• Task description
Write out each line in which the string "this" is present.

Rows from a dataset:
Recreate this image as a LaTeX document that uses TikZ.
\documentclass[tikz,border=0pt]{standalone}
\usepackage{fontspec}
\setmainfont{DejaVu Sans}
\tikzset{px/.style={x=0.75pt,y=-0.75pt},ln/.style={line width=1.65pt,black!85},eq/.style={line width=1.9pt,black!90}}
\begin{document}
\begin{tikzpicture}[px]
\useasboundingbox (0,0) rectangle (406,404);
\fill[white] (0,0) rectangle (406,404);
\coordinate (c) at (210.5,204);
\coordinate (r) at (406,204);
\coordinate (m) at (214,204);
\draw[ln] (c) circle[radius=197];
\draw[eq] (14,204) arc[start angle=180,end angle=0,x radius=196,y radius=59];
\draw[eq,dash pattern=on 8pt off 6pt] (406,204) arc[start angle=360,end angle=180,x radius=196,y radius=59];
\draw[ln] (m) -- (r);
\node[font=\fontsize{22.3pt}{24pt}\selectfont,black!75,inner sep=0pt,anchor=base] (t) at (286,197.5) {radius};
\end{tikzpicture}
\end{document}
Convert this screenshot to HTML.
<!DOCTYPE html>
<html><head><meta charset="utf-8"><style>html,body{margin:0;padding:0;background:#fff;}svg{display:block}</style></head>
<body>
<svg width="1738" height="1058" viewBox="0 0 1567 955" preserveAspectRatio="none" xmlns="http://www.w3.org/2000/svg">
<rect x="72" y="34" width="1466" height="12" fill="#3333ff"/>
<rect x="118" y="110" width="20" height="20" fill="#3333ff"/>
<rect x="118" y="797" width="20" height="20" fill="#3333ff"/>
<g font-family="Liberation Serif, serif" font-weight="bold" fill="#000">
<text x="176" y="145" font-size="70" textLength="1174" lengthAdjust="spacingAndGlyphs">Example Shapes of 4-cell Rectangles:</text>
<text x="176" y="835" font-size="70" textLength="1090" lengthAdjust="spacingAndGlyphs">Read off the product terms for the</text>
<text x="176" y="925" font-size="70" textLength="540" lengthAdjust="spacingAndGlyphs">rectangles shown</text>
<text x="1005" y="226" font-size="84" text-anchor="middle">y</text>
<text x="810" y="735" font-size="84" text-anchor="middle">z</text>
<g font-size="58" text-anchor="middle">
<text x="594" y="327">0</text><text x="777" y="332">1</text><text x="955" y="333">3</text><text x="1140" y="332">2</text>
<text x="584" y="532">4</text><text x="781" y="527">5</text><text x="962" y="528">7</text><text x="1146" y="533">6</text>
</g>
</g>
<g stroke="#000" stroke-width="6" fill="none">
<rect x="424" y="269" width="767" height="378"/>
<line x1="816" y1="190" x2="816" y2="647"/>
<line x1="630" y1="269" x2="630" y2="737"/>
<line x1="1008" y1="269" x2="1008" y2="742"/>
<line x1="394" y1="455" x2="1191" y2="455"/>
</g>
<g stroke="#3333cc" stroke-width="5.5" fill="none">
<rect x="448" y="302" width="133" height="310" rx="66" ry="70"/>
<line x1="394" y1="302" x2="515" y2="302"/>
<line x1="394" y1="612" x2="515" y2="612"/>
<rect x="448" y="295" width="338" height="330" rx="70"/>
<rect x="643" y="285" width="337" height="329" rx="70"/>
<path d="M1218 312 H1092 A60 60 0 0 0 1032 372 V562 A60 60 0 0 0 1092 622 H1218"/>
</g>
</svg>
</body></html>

• The reply
Recreate this image as a LaTeX document that uses TikZ.
Convert this screenshot to HTML.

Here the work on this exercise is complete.